Another method is to use one-gallon foil-laminate bags and oxygen absorbers and then, optionally, store those bags in a new steel trashcan. The one gallon bags will typically hold 5 to 8 pounds of food, and you should be able to fit about 25 of those bags into a $25 32-gallon steel trashcan. This method offers excellent protection against light, oxygen, moisture, insects, and (if you use the trashcan) rodents. You can purchase 7-mil (very thick) foil-laminate one-gallon bags and oxygen absorbers from the LDS on-line store for about $0.45 each in quantity 250. We consider this the second-best method.
So what’s the best method? For items they offer, we recommend buying bulk staples in #10 steel cans from your nearest LDS Home Storage Center. You’ll pay more per pound than buying the bulk staples in 50-pound bags, but it’s already packaged for long-term storage. If you have more money than time, this is definitely the way to go. If money is tight, go with the one-gallon Mylar bags.
My time this week was occupied almost exclusively on science kits and relocation issues, but I did spend some time in the evenings doing prepping research.
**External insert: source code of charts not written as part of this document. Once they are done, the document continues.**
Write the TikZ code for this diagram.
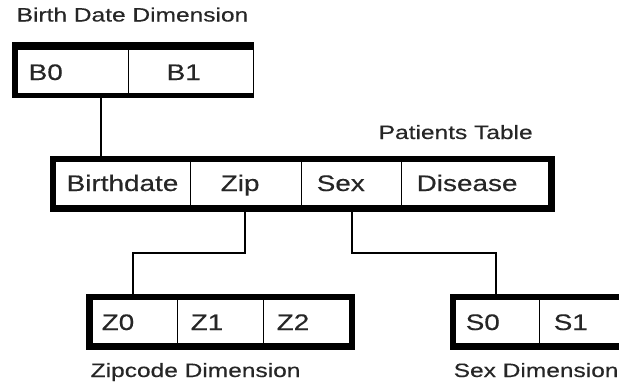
\documentclass[tikz,border=0pt]{standalone}
\usepackage{fontspec}
\setmainfont{Liberation Sans}
\newfontfamily\diagfont[FakeBold=0.3]{Liberation Sans}
\usepackage{graphicx}
\newcommand\mylbl[1]{\scalebox{1.27}[1]{#1}}
\newcommand\mycell[1]{\scalebox{1.24}[1]{#1}}
\tikzset{
  frame/.style={fill=black, inner sep=0pt, outer sep=0pt, anchor=north west, minimum height=56pt},
  cell/.style={fill=white, draw=black, line width=0.9pt, inner sep=0pt, outer sep=0pt, anchor=north west, minimum height=44pt},
  lbltxt/.style={anchor=base west, inner sep=0pt, text=black!85, font=\diagfont\fontsize{19.3}{21}\selectfont},
  celltxt/.style={anchor=base west, inner sep=0pt, text=black!85, font=\diagfont\fontsize{22.5}{24}\selectfont},
  conn/.style={draw=black, line width=1.2pt}
}
\begin{document}
\begin{tikzpicture}[x=1pt, y=-1pt]
\useasboundingbox (0,0) rectangle (619,386);
\clip (0,0) rectangle (619,386);
\fill[white] (0,0) rectangle (619,386);
% Birth Date Dimension
\node[frame, minimum width=241.5pt] (bframe) at (12,42) {};
\node[cell, minimum width=111pt] (b0) at (17,49) {};
\node[cell, minimum width=125pt] (b1) at (128,49) {};
\node[celltxt] (tb0) at (28.5,80) {\mycell{B0}};
\node[celltxt] (tb1) at (166.5,80) {\mycell{B1}};
\node[lbltxt] (lb) at (16.5,21.5) {\mylbl{Birth Date Dimension}};
% Patients Table
\node[frame, minimum width=505pt] (pframe) at (50,156) {};
\node[cell, minimum width=135pt] (pbd) at (55,161) {};
\node[cell, minimum width=111pt] (pzip) at (190,161) {};
\node[cell, minimum width=100pt] (psex) at (301,161) {};
\node[cell, minimum width=147pt] (pdis) at (401,161) {};
\node[celltxt] (tbd) at (66.5,191) {\mycell{Birthdate}};
\node[celltxt] (tzip) at (220.5,191) {\mycell{Zip}};
\node[celltxt] (tsex) at (316.5,191) {\mycell{Sex}};
\node[celltxt] (tdis) at (416.5,191) {\mycell{Disease}};
\node[lbltxt] (lp) at (378.5,139) {\mylbl{Patients Table}};
% Zipcode Dimension
\node[frame, minimum width=269pt] (zframe) at (86,294) {};
\node[cell, minimum width=85pt] (z0) at (92,299) {};
\node[cell, minimum width=86pt] (z1) at (177,299) {};
\node[cell, minimum width=86pt] (z2) at (263,299) {};
\node[celltxt] (tz0) at (101.5,330) {\mycell{Z0}};
\node[celltxt] (tz1) at (190.5,330) {\mycell{Z1}};
\node[celltxt] (tz2) at (276.5,330) {\mycell{Z2}};
\node[lbltxt] (lz) at (90.5,377) {\mylbl{Zipcode Dimension}};
% Sex Dimension
\node[frame, minimum width=200pt] (sframe) at (450,294) {};
\node[cell, minimum width=84pt] (s0) at (455,299) {};
\node[cell, minimum width=100pt] (s1) at (539,299) {};
\node[celltxt] (ts0) at (465.5,330) {\mycell{S0}};
\node[celltxt] (ts1) at (553.5,330) {\mycell{S1}};
\node[lbltxt] (ls) at (453.5,377) {\mylbl{Sex Dimension}};
% connectors
\draw[conn] ([xshift=89pt]bframe.south west) -- ([xshift=51pt]pframe.north west);
\draw[conn] ([xshift=195pt]pframe.south west) -- ++(0,41) -| ([xshift=47pt]zframe.north west);
\draw[conn] ([xshift=302pt]pframe.south west) -- ++(0,41) -| ([xshift=46pt]sframe.north west);
\end{tikzpicture}
\end{document}
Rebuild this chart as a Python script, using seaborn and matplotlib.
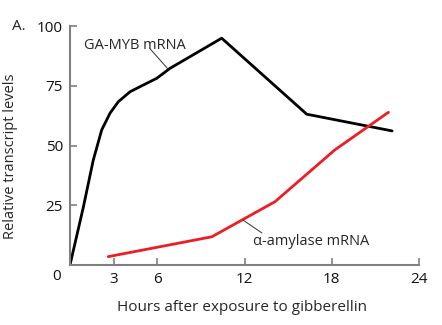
import matplotlib
matplotlib.use("Agg")
import matplotlib.pyplot as plt
import seaborn as sns
import pandas as pd

# GA-MYB mRNA
myb_hours = [0, 0.91, 1.6, 2.18, 2.75, 3.32, 4.13, 5.04, 5.96, 6.88, 10.43, 16.28, 22.15]
myb_level = [0, 24.0, 43.9, 56.5, 63.5, 68.3, 72.5, 75.3, 78.1, 82.3, 94.9, 63.1, 56.1]
# alpha-amylase mRNA
amy_hours = [2.63, 9.75, 14.1, 18.2, 21.9]
amy_level = [3.5, 11.8, 26.5, 48.1, 63.9]

x_ticks = [3, 6, 12, 18, 24]
y_ticks = [25, 50, 75, 100]

sns.set_style("white")
plt.rcParams['font.family'] = ['Open Sans', 'DejaVu Sans']

fig = plt.figure(figsize=(4.42, 3.25), dpi=100)
ax = fig.add_axes([70/442, 60/325, (419-70)/442, (265-26)/325])

df_myb = pd.DataFrame({"h": myb_hours, "v": myb_level})
df_amy = pd.DataFrame({"h": amy_hours, "v": amy_level})
sns.lineplot(data=df_myb, x="h", y="v", ax=ax, color="black", lw=2.0, sort=False)
sns.lineplot(data=df_amy, x="h", y="v", ax=ax, color="#ee1c25", lw=2.0, sort=False)

ax.set_xlim(0, 24)
ax.set_ylim(0, 100)
ax.set_xticks(x_ticks)
ax.set_yticks(y_ticks)
ax.set_xticklabels([str(t) for t in x_ticks])
ax.set_yticklabels([str(t) for t in y_ticks])
ax.tick_params(direction="in", length=5, width=1.2, color="#808080",
               labelsize=11, pad=5, bottom=True, left=True, labelcolor="#111111")
for s in ["top", "right"]:
    ax.spines[s].set_visible(False)
for s in ["left", "bottom"]:
    ax.spines[s].set_color("#808080")
    ax.spines[s].set_linewidth(1.5)

ax.set_xlabel("Hours after exposure to gibberellin", fontsize=11)
ax.xaxis.set_label_coords((242 - 70) / 349, -(300 - 265) / 239)
ax.set_ylabel("Relative transcript levels", fontsize=10.5)
ax.yaxis.set_label_coords(-(70 - 18) / 349, (265 - 156) / 239)

fig.text(57/442, 1 - 277/325, "0", ha="center", va="center", fontsize=11, color="#111111")
fig.text(12/442, 1 - 26/325, "A.", ha="left", va="center", fontsize=11)

# labels with leader lines
ax.text(4.47, 92, "GA-MYB mRNA", ha="center", va="center", fontsize=10.5)
ax.plot([5.5, 6.74], [90.5, 82.0], color="#333333", lw=0.7)
ax.text(16.6, 10, "α-amylase mRNA", ha="center", va="center", fontsize=10.5)
ax.plot([11.9, 13.2], [18.8, 13.4], color="#333333", lw=0.7)

if ax.get_legend():
    ax.get_legend().remove()

fig.savefig("out.png", dpi=100)
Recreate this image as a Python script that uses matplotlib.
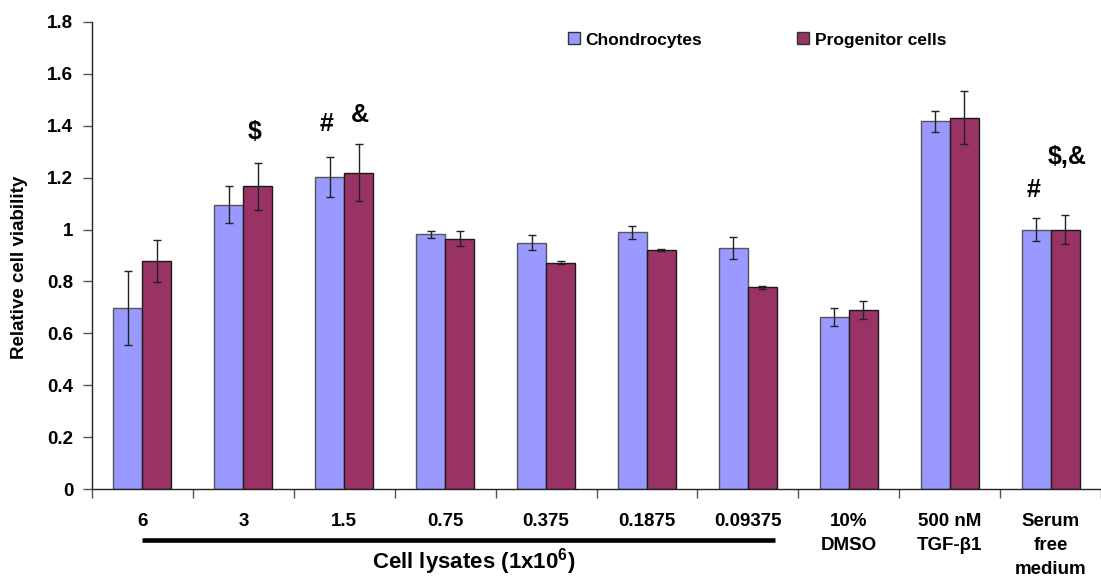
import matplotlib
matplotlib.use("Agg")
import matplotlib.pyplot as plt
import matplotlib.transforms as mtransforms
from matplotlib.patches import Patch
import numpy as np

plt.rcParams['font.family'] = ['Liberation Sans', 'DejaVu Sans']
plt.rcParams['font.weight'] = 'bold'
plt.rcParams['mathtext.fontset'] = 'custom'
plt.rcParams['mathtext.rm'] = 'Liberation Sans:bold'
plt.rcParams['mathtext.bf'] = 'Liberation Sans:bold'

categories = ['6', '3', '1.5', '0.75', '0.375', '0.1875', '0.09375',
              '10%\nDMSO', '500 nM\nTGF-β1', 'Serum\nfree\nmedium']
chondro = [0.698, 1.096, 1.203, 0.981, 0.950, 0.990, 0.928, 0.662, 1.416, 1.000]
chondro_err = [0.142, 0.070, 0.078, 0.015, 0.030, 0.025, 0.042, 0.035, 0.042, 0.045]
progen = [0.878, 1.167, 1.219, 0.965, 0.873, 0.921, 0.778, 0.690, 1.431, 1.000]
progen_err = [0.080, 0.090, 0.110, 0.030, 0.005, 0.003, 0.006, 0.035, 0.103, 0.057]
yticks = [0, 0.2, 0.4, 0.6, 0.8, 1, 1.2, 1.4, 1.6, 1.8]
ytick_labels = ['0', '0.2', '0.4', '0.6', '0.8', '1', '1.2', '1.4', '1.6', '1.8']
annotations = [('$', 1.11, 1.374), ('#', 1.82, 1.405), ('&', 2.16, 1.44),
               ('#', 8.83, 1.152), ('$,&', 9.16, 1.278)]

blue = '#9999FF'
red = '#993366'

fig = plt.figure(figsize=(11.01, 5.77), dpi=100)
ax = fig.add_axes([92/1101, 1 - 489.3/577, 1 - 92/1101, (489.3 - 21.7)/577])

x = np.arange(len(categories))
w = 0.287
ax.bar(x - w/2, chondro, w, color=blue, edgecolor='#555555', linewidth=1.0, zorder=2)
ax.bar(x + w/2, progen, w, color=red, edgecolor='#1a1a1a', linewidth=1.0, zorder=2)
ax.errorbar(x - w/2, chondro, yerr=chondro_err, fmt='none', ecolor='#222222',
            elinewidth=1.0, capsize=2.7, capthick=1.0, zorder=3)
ax.errorbar(x + w/2, progen, yerr=progen_err, fmt='none', ecolor='#222222',
            elinewidth=1.0, capsize=2.7, capthick=1.0, zorder=3)

ax.set_ylim(0, 1.8)
ax.set_xlim(-0.5, (1101 - 92)/101.8 - 0.5)
ax.set_yticks(yticks)
ax.set_yticklabels(ytick_labels, fontsize=13.5, fontweight='bold')
ax.set_xticks(x)
ax.set_xticklabels(categories, fontsize=13.5, fontweight='bold', linespacing=1.55)
ax.set_xticks(np.arange(len(categories) + 1) - 0.5, minor=True)
ax.tick_params(axis='x', which='major', length=0, pad=17)
ax.tick_params(axis='x', which='minor', length=6.5, width=1, color='#555555', direction='out')
ax.tick_params(axis='y', length=6.5, width=1, color='#555555', direction='out', pad=7)

for s in ['top', 'right']:
    ax.spines[s].set_visible(False)
for s in ['left', 'bottom']:
    ax.spines[s].set_color('#222222')
    ax.spines[s].set_linewidth(1.0)

for txt, xa, ya in annotations:
    ax.text(xa, ya, txt, fontsize=18, fontweight='bold', ha='center', va='center')

trans = mtransforms.blended_transform_factory(ax.transData, ax.transAxes)
ax.plot([0, 6.27], [-0.1075, -0.1075], color='black', lw=3.3, transform=trans,
        clip_on=False, solid_capstyle='butt')

fig.text(474/1101, 1 - 562/577, r'Cell lysates (1x10$^{6}$)', fontsize=16,
         fontweight='bold', ha='center', va='center')
fig.text(20/1101, 1 - 267/577, 'Relative cell viability', fontsize=13.5,
         fontweight='bold', rotation=90, ha='center', va='center')

handles = [Patch(facecolor=blue, edgecolor='#333333', linewidth=1),
           Patch(facecolor=red, edgecolor='#333333', linewidth=1)]
fig.legend(handles, ['Chondrocytes', 'Progenitor cells'], loc='center left',
           bbox_to_anchor=(568/1101, 1 - 40/577), ncol=2, frameon=False,
           prop={'size': 12.5, 'weight': 'bold'}, handlelength=0.69, handleheight=0.69,
           handletextpad=0.3, columnspacing=5.5, borderaxespad=0, borderpad=0)

fig.savefig('out.png', dpi=100)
- We put in an offer on a house in the mountains. The asking price was way high, and the house has been on the market for a couple of years. We made a reasonable cash offer, and they came back at only about 3% below their asking price. It’s a nice house, but their asking price was about a third higher than it should have been for that neighborhood. Oh, well. We’re in a strong position because we’re paying cash and we’re not in any hurry.
- I read the rest of the post-apocalyptic novels in Angery American’s Going Home series. Books 1 and 2 were okay; books 3, 4, and 5 less so.
- I was able to get an hour or so in on the prepping book, again mostly just jotting down notes about stuff I want to write about in detail.
- I ordered one or two minor long-term food storage items, including four pounds of yeast.
So, what did you do to prep this week? Tell me about it in the comments.
09:26 – One of the signs of a chemistry geek is that they often use lab beakers with handles instead of normal drinking mugs. I’ve always thought that was a really bad idea. The last thing a working chemist should make a habit of is drinking from lab beakers. Otherwise, one day in the lab he’s likely to grab a beaker off the bench and take a big gulp of whatever happens to be in it.
That said, one of the items that arrive yesterday from one of our lab equipment suppliers was some one-liter polypropylene beakers with pouring spouts and handles. Normal people would call them measuring cups. They’re pretty heavy-duty plastic, are reasonably light, semi-nesting (the handles don’t allow them to nest fully), and graduated. I decided to add a couple of them to each of our car emergency kits. They’re tall-form rather than short-form, which means they have the form factor of a regular mug. They’ll work fine as drinking mugs or as bowls, come to that.